WHAT YOU SHOULD DO — Would you transcribe the listing that follows, character for character, and omit its images?

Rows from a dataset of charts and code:
_ _ _ _

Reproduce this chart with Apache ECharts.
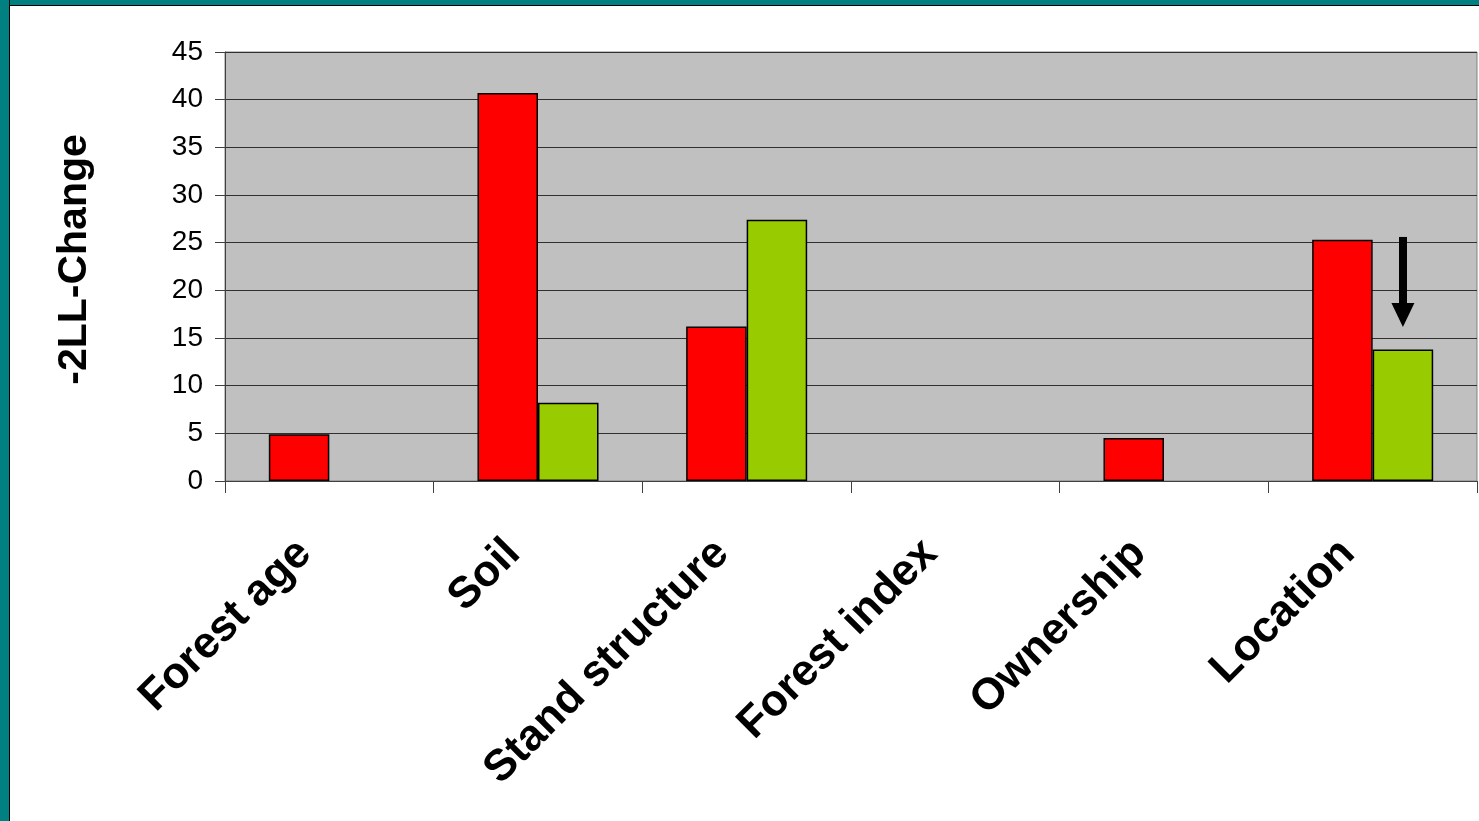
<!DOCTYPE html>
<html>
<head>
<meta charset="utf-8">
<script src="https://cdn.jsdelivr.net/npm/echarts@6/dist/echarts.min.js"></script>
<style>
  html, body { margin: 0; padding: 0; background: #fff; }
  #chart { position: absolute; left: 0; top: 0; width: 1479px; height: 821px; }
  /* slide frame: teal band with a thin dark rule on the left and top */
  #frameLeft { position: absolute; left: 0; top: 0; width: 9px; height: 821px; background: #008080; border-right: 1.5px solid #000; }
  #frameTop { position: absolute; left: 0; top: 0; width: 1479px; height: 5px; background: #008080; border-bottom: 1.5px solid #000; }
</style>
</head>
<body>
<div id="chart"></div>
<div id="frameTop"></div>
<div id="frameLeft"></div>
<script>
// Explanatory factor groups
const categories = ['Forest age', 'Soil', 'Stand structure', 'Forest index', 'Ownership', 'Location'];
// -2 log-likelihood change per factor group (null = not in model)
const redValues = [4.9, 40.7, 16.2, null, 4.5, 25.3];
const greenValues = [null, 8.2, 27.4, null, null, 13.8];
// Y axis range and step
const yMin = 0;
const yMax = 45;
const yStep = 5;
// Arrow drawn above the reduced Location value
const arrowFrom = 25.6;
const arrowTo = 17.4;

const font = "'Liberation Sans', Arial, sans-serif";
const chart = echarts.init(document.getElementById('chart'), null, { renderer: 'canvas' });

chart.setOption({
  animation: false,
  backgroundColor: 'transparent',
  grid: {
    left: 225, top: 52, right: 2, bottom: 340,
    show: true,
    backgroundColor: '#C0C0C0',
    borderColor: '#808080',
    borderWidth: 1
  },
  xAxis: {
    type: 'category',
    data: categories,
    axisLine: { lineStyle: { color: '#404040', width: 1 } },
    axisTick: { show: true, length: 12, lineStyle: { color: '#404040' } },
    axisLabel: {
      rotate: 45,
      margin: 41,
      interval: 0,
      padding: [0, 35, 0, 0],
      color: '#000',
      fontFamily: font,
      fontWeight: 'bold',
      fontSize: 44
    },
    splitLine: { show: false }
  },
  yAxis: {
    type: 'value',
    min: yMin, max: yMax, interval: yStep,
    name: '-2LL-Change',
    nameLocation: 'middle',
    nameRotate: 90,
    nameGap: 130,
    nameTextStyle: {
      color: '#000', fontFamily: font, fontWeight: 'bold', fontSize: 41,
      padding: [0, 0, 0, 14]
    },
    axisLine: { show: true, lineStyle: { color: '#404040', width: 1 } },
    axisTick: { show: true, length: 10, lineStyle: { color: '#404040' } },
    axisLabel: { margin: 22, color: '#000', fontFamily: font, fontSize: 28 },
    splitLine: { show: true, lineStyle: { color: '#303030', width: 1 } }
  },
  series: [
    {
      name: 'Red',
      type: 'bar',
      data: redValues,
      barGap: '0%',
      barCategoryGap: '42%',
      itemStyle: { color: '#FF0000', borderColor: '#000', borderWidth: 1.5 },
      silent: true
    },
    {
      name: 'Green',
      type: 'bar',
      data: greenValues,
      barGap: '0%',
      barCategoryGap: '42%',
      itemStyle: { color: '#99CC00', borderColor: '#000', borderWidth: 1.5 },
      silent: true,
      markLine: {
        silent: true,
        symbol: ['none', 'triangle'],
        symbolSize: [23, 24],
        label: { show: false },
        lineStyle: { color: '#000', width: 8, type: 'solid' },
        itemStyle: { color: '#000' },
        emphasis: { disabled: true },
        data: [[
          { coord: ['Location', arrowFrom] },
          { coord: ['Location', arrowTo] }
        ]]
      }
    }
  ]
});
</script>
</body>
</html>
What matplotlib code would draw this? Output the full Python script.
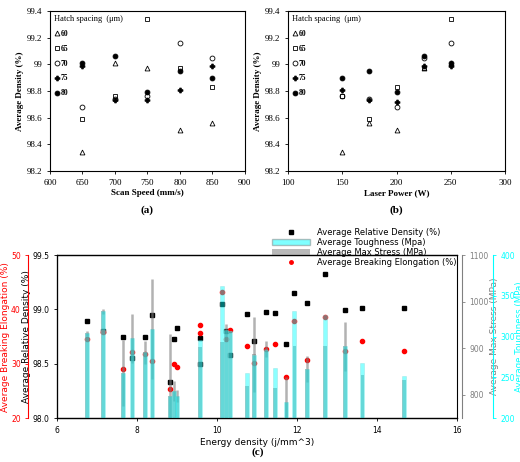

_ _ _ _

CORRECT RESULT —
Reproduce this chart with Apache ECharts.
<!DOCTYPE html>
<html>
<head>
<meta charset="utf-8">
<script src="https://cdn.jsdelivr.net/npm/echarts@6/dist/echarts.min.js"></script>
<style>
  html, body { margin: 0; padding: 0; background: #fff; }
  #chart { position: absolute; left: 0; top: 0; width: 1479px; height: 821px; }
  /* slide frame: teal band with a thin dark rule on the left and top */
  #frameLeft { position: absolute; left: 0; top: 0; width: 9px; height: 821px; background: #008080; border-right: 1.5px solid #000; }
  #frameTop { position: absolute; left: 0; top: 0; width: 1479px; height: 5px; background: #008080; border-bottom: 1.5px solid #000; }
</style>
</head>
<body>
<div id="chart"></div>
<div id="frameTop"></div>
<div id="frameLeft"></div>
<script>
// Explanatory factor groups
const categories = ['Forest age', 'Soil', 'Stand structure', 'Forest index', 'Ownership', 'Location'];
// -2 log-likelihood change per factor group (null = not in model)
const redValues = [4.9, 40.7, 16.2, null, 4.5, 25.3];
const greenValues = [null, 8.2, 27.4, null, null, 13.8];
// Y axis range and step
const yMin = 0;
const yMax = 45;
const yStep = 5;
// Arrow drawn above the reduced Location value
const arrowFrom = 25.6;
const arrowTo = 17.4;

const font = "'Liberation Sans', Arial, sans-serif";
const chart = echarts.init(document.getElementById('chart'), null, { renderer: 'canvas' });

chart.setOption({
  animation: false,
  backgroundColor: 'transparent',
  grid: {
    left: 225, top: 52, right: 2, bottom: 340,
    show: true,
    backgroundColor: '#C0C0C0',
    borderColor: '#808080',
    borderWidth: 1
  },
  xAxis: {
    type: 'category',
    data: categories,
    axisLine: { lineStyle: { color: '#404040', width: 1 } },
    axisTick: { show: true, length: 12, lineStyle: { color: '#404040' } },
    axisLabel: {
      rotate: 45,
      margin: 41,
      interval: 0,
      padding: [0, 35, 0, 0],
      color: '#000',
      fontFamily: font,
      fontWeight: 'bold',
      fontSize: 44
    },
    splitLine: { show: false }
  },
  yAxis: {
    type: 'value',
    min: yMin, max: yMax, interval: yStep,
    name: '-2LL-Change',
    nameLocation: 'middle',
    nameRotate: 90,
    nameGap: 130,
    nameTextStyle: {
      color: '#000', fontFamily: font, fontWeight: 'bold', fontSize: 41,
      padding: [0, 0, 0, 14]
    },
    axisLine: { show: true, lineStyle: { color: '#404040', width: 1 } },
    axisTick: { show: true, length: 10, lineStyle: { color: '#404040' } },
    axisLabel: { margin: 22, color: '#000', fontFamily: font, fontSize: 28 },
    splitLine: { show: true, lineStyle: { color: '#303030', width: 1 } }
  },
  series: [
    {
      name: 'Red',
      type: 'bar',
      data: redValues,
      barGap: '0%',
      barCategoryGap: '42%',
      itemStyle: { color: '#FF0000', borderColor: '#000', borderWidth: 1.5 },
      silent: true
    },
    {
      name: 'Green',
      type: 'bar',
      data: greenValues,
      barGap: '0%',
      barCategoryGap: '42%',
      itemStyle: { color: '#99CC00', borderColor: '#000', borderWidth: 1.5 },
      silent: true,
      markLine: {
        silent: true,
        symbol: ['none', 'triangle'],
        symbolSize: [23, 24],
        label: { show: false },
        lineStyle: { color: '#000', width: 8, type: 'solid' },
        itemStyle: { color: '#000' },
        emphasis: { disabled: true },
        data: [[
          { coord: ['Location', arrowFrom] },
          { coord: ['Location', arrowTo] }
        ]]
      }
    }
  ]
});
</script>
</body>
</html>
What matplotlib code would draw this? Output the full Python script.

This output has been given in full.